Encontrei Objetivo na Vida
No início de 1979, tive o prazer de conviver de novo com Adrian, desta feita numa congregação das Testemunhas de Jeová em Woy Woy, na costa central da Nova Gales do Sul. Em julho daquele ano, nós nos batizamos na mesma ocasião. Desde então, temos feito progresso no modo de vida cristão. Ambos nos casamos com excelentes moças cristãs. Eu e minha esposa, Julie, começamos então a servir como pioneiros na obra de pregação por tempo integral, e a esposa de Adrian também entrou no serviço de pioneiro.
Desde o nosso batismo, passaram-se mais oito anos espiritualmente produtivos. Temos conseguido ajudar várias outras pessoas a também encontrar um objetivo em sua vida. Por exemplo, um estudo bíblico com membros de um conjunto de rock e alguns de seus amigos resultou em que cinco deles aceitaram a verdade e foram batizados na mesma ocasião.
Em 1986, eu e Julie nos mudamos para servir numa parte da Nova Gales do Sul, onde há menos Testemunhas. Ali tivemos oportunidade de disseminar o conhecimento do verdadeiro Deus, Jeová, entre os aborígines, os fazendeiros e pessoas que moravam em pequenos povoados do interior. Isto significava um ajuste e tanto para Julie, que teve de mudar-se para bem longe dos pais e de sete irmãos e irmãs. No entanto, ela sente-se feliz de saber que cinco membros da família dela também participam no serviço do Reino por tempo integral. Em 1987, ficamos contentíssimos de ser convidados a juntar-nos à família de Betel da Austrália, em Ingleburn, a fim de participarmos na construção de anexos da gráfica e do Lar de Betel.

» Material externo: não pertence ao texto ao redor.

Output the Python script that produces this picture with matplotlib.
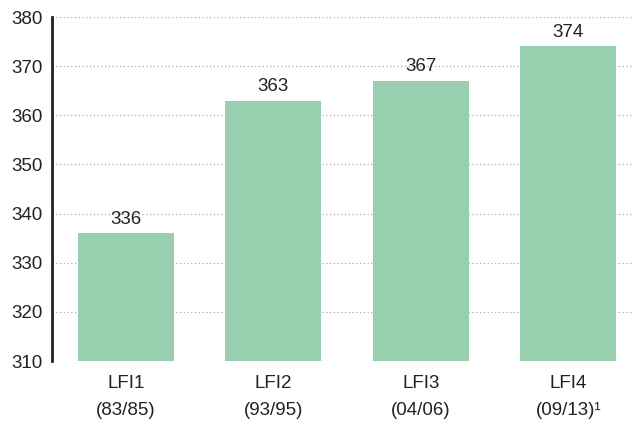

O gosto pelas viagens ainda perdura em Julie e em mim. Mas, aguardamos o tempo em que a Terra se torne um lindo lar ajardinado. Então haverá tempo para viagens que sejam muito mais recompensadoras do que qualquer coisa que possamos provar agora. No ínterim, eu e Julie continuamos a provar a rica bênção de Deus, ao irmos adiante, firmes no mais recompensador objetivo de todos — o de servir a Jeová, um Deus de objetivo e de amor. — Conforme narrado por David Moffatt.
[Foto na página 23]
A vila em Sri Lanka, onde conheci Adrian.
[Foto na página 24]
Junto com minha esposa em nossa designação de pioneiros em Moree, na Nova Gales do Sul.